All Scripture is God-breathed and is useful for teaching, rebuking, correcting and training in righteousness, so that the servant of God may be thoroughly equipped for every good work. 2 Timothy 3:16-17
One of the things I love about working at South Fellowship Church is the fact that this church takes the scriptures very seriously. I suspect most churches would say the same thing, but I’m not sure that they would mean the same thing that I do. It’s one thing to think that the Bible is really important and hold it in high esteem. It’s another thing entirely to open it, grapple with it, be confused by it, and allow it to soak deeply into the fabric of your life.
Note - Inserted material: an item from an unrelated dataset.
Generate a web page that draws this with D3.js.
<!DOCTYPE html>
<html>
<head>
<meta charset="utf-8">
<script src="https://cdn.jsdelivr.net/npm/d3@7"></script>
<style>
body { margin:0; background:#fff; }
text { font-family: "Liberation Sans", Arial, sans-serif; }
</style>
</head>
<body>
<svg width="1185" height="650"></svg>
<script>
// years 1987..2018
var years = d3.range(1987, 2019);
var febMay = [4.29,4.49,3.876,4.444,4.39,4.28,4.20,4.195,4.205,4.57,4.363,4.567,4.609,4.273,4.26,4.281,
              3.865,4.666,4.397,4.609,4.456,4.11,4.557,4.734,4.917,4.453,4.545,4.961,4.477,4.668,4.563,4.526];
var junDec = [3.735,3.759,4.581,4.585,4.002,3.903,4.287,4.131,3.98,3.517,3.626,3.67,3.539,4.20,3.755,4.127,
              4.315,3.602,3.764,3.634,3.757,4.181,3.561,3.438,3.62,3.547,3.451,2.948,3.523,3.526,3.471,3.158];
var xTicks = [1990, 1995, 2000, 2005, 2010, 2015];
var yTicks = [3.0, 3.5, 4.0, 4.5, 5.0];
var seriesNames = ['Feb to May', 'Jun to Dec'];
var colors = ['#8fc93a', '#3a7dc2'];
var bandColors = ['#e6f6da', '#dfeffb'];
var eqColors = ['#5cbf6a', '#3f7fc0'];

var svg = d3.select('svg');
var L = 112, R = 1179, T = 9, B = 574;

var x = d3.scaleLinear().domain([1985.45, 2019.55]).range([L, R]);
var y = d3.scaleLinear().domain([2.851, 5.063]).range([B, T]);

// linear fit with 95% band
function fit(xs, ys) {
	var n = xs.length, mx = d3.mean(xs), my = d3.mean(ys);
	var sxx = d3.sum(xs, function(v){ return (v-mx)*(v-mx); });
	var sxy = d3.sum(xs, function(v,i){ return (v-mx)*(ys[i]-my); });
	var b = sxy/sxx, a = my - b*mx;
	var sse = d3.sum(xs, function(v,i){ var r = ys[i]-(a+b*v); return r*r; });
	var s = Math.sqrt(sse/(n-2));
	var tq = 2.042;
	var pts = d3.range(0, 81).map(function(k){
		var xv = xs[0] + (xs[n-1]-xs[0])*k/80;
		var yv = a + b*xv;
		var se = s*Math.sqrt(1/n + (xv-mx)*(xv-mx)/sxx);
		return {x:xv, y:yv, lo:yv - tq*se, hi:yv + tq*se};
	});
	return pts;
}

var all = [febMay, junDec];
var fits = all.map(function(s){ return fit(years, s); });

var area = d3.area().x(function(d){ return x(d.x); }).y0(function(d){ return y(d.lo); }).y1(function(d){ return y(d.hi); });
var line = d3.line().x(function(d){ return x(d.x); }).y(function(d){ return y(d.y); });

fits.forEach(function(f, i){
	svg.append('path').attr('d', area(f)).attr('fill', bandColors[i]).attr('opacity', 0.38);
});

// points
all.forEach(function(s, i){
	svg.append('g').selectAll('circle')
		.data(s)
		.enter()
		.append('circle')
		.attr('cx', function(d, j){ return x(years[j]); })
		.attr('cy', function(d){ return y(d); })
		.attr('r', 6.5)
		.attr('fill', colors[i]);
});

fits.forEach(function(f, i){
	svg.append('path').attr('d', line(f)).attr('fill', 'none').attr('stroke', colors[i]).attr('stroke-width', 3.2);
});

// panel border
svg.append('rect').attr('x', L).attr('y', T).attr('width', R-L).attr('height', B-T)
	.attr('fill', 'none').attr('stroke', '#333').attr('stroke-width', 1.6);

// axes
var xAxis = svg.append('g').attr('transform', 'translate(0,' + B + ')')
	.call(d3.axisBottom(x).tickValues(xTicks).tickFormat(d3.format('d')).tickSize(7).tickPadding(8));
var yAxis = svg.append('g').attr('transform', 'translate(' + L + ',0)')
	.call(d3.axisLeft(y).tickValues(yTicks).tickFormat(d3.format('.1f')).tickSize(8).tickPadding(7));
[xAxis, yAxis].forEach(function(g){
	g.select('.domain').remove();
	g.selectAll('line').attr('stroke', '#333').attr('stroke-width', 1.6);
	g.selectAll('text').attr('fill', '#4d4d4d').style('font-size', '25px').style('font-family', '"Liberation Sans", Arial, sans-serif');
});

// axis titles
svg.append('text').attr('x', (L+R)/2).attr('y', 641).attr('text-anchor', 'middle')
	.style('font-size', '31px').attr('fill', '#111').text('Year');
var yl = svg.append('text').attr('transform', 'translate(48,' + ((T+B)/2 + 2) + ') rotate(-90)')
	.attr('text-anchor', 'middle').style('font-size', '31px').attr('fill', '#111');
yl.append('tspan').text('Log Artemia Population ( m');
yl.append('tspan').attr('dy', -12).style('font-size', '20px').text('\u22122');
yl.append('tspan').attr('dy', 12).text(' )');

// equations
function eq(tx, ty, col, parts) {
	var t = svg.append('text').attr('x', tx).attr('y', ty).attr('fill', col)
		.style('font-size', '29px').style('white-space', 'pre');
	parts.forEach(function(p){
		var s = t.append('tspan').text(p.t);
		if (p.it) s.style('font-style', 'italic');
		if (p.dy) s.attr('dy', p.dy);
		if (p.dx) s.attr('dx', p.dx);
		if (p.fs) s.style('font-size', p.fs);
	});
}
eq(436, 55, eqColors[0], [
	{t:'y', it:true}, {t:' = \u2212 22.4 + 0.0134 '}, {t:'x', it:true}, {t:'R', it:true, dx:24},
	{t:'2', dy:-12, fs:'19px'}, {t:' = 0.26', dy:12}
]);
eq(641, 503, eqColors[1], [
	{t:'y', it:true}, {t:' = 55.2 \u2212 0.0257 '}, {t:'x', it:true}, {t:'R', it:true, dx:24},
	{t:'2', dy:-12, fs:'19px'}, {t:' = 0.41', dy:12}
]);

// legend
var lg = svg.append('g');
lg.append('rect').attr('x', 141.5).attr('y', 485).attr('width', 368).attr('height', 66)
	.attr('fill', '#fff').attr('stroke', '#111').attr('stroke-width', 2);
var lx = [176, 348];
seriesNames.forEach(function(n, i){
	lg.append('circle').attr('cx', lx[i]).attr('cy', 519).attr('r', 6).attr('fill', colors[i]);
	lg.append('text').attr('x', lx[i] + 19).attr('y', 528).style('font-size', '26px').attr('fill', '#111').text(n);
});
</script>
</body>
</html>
I have the privilege of seeing our community grappling with the scriptures and I believe that is what God intended us to do. The words of Scripture are supposed to comfort, haunt, frustrate, and transform us. All of that requires that you learn how to handle the scriptures well.
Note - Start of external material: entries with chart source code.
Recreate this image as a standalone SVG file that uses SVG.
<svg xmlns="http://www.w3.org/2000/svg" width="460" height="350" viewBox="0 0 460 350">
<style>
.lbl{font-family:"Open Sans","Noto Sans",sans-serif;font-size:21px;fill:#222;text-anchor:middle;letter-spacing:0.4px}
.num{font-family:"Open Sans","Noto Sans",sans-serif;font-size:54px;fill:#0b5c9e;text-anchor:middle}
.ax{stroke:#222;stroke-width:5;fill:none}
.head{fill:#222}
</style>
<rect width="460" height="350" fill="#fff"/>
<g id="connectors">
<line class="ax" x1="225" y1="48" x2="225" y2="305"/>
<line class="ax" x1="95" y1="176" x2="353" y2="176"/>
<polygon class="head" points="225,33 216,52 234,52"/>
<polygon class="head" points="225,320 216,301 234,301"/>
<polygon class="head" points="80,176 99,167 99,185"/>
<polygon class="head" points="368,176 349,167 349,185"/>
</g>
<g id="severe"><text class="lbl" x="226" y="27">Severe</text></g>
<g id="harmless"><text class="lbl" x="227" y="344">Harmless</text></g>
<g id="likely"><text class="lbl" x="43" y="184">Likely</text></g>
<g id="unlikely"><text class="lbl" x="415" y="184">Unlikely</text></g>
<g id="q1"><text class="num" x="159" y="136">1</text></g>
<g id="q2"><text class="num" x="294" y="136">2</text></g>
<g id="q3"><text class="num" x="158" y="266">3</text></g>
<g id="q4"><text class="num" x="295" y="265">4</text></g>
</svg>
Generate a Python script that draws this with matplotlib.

As we enter into this new series, “Under The Radar,” we will encounter a few different scriptural genres but mostly biblical narrative. Learning to approach each scriptural genre well is part of what it means to handle the text wisely. Many might say that you should take the scriptures “Literally” but it might be more accurate to recommend that we take the scriptures “literarily (John Mark Comer).” If you find yourself in the poetic book of Psalms, for example, and you aim to take it literally, you may find yourself completely missing the intention of the text. Instead, we must learn to read a wide range of scriptural genre in order to understand and glean fully from the words.
In addition to studying the lives of various obscure characters in the scriptures, we will also be learning to interpret the scriptures each week throughout this series. Today, I simply want to dip your toes in the water of narrative. Read 1 Kings chapter 1 and pay attention to the elements of the narrative. Take a moment to jot down some of your observations. Who are the characters? What are they feeling? What is the setting? What is the crisis and rising action of the plot? Is there a narrator? Does God’s perspective show up anywhere in the story? What is the climax? What is the conclusion? Finally, see if answering these questions helps you to understand why the story is in the text and how it might relate to your life.